***** Data lines *****

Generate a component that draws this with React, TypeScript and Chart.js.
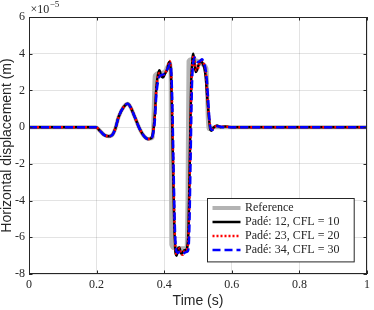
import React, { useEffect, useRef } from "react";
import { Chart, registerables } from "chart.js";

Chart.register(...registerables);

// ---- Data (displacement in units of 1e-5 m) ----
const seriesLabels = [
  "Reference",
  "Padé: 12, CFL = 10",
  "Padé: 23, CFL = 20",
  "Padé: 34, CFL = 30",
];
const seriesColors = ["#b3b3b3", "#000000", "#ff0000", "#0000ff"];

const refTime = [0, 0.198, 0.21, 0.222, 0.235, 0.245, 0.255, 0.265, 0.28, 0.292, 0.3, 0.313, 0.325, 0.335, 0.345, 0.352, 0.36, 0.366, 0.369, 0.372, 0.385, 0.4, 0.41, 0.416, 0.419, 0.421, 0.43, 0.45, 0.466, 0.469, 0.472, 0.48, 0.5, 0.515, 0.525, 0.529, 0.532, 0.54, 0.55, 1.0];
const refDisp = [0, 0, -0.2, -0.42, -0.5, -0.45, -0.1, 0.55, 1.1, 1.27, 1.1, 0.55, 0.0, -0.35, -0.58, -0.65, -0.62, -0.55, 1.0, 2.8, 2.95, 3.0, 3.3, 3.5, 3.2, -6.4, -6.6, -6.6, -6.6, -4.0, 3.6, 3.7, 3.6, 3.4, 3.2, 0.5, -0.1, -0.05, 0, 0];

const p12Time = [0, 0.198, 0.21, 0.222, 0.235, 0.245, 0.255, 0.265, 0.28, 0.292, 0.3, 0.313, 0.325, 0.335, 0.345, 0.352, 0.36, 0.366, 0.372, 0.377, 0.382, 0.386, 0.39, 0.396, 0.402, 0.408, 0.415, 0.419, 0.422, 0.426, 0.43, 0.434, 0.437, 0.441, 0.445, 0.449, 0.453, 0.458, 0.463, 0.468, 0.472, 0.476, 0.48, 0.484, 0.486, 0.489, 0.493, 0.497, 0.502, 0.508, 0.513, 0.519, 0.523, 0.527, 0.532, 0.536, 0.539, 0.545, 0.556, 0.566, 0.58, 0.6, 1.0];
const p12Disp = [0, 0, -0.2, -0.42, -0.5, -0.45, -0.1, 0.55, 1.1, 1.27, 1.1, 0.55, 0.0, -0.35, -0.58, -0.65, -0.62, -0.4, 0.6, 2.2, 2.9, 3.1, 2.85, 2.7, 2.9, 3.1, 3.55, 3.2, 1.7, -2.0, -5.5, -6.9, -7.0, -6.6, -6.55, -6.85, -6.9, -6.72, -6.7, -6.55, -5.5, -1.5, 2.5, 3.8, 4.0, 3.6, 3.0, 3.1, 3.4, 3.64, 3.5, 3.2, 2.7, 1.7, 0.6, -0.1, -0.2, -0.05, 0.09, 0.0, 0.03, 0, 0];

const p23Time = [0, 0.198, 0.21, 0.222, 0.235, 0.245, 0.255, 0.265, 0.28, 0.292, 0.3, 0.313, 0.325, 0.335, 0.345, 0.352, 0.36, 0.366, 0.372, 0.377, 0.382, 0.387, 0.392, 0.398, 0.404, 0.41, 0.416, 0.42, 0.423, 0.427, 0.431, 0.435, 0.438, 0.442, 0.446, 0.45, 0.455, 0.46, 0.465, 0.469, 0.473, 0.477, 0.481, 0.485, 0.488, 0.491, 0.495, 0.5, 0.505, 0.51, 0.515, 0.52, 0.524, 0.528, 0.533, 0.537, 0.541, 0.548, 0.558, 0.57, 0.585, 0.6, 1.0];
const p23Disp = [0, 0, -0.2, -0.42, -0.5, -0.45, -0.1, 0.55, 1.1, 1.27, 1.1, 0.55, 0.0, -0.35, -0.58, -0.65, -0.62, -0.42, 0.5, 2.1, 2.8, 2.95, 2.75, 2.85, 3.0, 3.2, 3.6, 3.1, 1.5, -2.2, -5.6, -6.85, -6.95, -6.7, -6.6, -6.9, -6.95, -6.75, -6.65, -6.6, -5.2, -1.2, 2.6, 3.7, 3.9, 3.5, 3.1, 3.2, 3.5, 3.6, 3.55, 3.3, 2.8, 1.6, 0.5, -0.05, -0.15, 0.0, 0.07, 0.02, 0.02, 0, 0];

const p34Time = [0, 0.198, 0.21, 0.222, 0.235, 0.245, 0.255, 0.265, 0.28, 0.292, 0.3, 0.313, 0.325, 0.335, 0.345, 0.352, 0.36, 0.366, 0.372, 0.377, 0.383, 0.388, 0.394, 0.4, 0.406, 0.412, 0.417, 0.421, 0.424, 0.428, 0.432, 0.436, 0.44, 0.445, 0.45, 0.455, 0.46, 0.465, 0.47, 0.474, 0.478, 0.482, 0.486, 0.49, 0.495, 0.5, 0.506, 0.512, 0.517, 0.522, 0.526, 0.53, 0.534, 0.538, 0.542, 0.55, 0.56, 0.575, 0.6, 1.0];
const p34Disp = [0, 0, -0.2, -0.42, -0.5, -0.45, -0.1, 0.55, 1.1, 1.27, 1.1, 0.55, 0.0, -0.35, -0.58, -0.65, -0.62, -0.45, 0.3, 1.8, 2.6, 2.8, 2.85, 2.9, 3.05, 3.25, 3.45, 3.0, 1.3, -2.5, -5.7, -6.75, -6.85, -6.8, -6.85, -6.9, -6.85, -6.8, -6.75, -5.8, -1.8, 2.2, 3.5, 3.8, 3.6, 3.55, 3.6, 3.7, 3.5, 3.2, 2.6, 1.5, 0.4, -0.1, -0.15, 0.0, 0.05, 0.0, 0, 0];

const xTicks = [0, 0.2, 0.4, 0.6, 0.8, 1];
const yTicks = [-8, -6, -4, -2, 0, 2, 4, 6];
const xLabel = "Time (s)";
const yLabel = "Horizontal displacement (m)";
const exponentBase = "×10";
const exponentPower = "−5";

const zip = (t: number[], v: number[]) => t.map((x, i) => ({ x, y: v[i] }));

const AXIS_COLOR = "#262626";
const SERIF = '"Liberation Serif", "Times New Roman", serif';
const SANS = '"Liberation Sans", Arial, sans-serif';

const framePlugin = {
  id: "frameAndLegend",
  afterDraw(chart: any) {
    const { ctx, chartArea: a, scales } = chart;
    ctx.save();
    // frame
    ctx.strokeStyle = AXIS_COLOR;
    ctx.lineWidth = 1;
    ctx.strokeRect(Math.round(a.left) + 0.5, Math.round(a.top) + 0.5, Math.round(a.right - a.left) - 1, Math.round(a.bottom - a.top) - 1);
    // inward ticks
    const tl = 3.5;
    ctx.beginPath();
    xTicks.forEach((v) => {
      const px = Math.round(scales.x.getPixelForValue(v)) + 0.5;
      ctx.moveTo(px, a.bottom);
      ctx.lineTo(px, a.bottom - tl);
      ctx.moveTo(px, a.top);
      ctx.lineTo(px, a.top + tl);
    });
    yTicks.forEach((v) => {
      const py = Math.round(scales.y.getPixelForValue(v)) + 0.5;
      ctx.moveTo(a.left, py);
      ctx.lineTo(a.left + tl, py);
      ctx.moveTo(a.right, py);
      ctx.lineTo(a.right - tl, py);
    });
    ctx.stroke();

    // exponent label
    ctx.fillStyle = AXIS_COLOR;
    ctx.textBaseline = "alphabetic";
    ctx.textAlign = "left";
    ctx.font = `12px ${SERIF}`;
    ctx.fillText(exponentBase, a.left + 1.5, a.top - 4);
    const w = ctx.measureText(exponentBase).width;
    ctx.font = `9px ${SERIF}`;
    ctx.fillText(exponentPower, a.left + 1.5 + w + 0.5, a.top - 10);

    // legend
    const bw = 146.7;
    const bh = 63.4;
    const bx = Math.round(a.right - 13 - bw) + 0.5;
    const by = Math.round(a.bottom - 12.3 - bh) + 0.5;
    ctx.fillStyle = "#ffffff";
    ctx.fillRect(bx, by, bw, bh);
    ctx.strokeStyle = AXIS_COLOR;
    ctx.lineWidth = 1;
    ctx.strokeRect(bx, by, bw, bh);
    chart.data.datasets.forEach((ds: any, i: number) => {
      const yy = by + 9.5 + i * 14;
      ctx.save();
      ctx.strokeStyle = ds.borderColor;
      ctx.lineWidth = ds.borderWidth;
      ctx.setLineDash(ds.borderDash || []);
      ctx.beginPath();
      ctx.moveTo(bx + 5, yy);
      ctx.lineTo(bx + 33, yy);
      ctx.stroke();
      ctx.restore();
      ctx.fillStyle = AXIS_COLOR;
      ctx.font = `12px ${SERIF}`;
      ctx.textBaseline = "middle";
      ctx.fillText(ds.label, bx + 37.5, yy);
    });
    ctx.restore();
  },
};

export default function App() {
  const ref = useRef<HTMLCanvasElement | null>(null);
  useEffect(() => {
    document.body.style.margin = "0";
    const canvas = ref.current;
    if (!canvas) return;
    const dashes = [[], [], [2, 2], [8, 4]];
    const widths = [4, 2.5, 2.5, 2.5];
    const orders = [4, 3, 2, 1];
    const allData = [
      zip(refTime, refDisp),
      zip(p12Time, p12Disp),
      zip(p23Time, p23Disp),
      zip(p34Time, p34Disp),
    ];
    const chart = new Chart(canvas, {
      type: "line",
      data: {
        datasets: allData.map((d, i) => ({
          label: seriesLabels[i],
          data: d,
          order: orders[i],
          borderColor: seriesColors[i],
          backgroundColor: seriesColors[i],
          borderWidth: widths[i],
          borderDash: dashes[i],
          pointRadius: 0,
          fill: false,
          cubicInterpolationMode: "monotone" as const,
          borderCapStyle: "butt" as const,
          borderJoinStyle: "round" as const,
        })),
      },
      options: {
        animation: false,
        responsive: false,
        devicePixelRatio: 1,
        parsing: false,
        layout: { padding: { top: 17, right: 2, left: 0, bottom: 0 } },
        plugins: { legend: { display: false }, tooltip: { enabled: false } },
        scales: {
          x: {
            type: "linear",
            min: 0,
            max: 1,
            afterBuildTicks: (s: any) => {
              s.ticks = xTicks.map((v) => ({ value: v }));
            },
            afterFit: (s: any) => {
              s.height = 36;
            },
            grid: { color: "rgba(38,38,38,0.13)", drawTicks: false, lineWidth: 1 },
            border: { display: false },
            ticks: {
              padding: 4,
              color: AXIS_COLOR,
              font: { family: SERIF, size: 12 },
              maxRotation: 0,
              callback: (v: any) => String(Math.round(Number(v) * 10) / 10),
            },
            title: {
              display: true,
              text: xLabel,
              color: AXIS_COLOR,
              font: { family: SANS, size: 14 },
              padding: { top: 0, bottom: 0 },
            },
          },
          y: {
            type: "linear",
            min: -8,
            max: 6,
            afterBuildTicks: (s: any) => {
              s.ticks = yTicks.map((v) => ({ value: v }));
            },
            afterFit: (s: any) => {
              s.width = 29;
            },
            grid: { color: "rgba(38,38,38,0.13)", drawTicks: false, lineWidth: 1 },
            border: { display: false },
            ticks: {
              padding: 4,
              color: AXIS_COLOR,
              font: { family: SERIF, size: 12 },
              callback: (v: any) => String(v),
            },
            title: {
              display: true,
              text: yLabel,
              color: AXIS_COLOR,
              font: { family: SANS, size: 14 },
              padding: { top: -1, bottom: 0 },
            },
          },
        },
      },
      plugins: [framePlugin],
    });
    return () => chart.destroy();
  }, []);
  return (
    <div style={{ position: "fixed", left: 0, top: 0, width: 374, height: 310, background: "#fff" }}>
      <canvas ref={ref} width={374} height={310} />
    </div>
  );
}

*****

» Set task
Leave out the pictures and restate, word for word, the lines from the top of the data through the line containing "-0.05, 0, 0];", both included.

» Response to the task
Generate a component that draws this with React, TypeScript and Chart.js.
import React, { useEffect, useRef } from "react";
import { Chart, registerables } from "chart.js";

Chart.register(...registerables);

// ---- Data (displacement in units of 1e-5 m) ----
const seriesLabels = [
  "Reference",
  "Padé: 12, CFL = 10",
  "Padé: 23, CFL = 20",
  "Padé: 34, CFL = 30",
];
const seriesColors = ["#b3b3b3", "#000000", "#ff0000", "#0000ff"];

const refTime = [0, 0.198, 0.21, 0.222, 0.235, 0.245, 0.255, 0.265, 0.28, 0.292, 0.3, 0.313, 0.325, 0.335, 0.345, 0.352, 0.36, 0.366, 0.369, 0.372, 0.385, 0.4, 0.41, 0.416, 0.419, 0.421, 0.43, 0.45, 0.466, 0.469, 0.472, 0.48, 0.5, 0.515, 0.525, 0.529, 0.532, 0.54, 0.55, 1.0];
const refDisp = [0, 0, -0.2, -0.42, -0.5, -0.45, -0.1, 0.55, 1.1, 1.27, 1.1, 0.55, 0.0, -0.35, -0.58, -0.65, -0.62, -0.55, 1.0, 2.8, 2.95, 3.0, 3.3, 3.5, 3.2, -6.4, -6.6, -6.6, -6.6, -4.0, 3.6, 3.7, 3.6, 3.4, 3.2, 0.5, -0.1, -0.05, 0, 0];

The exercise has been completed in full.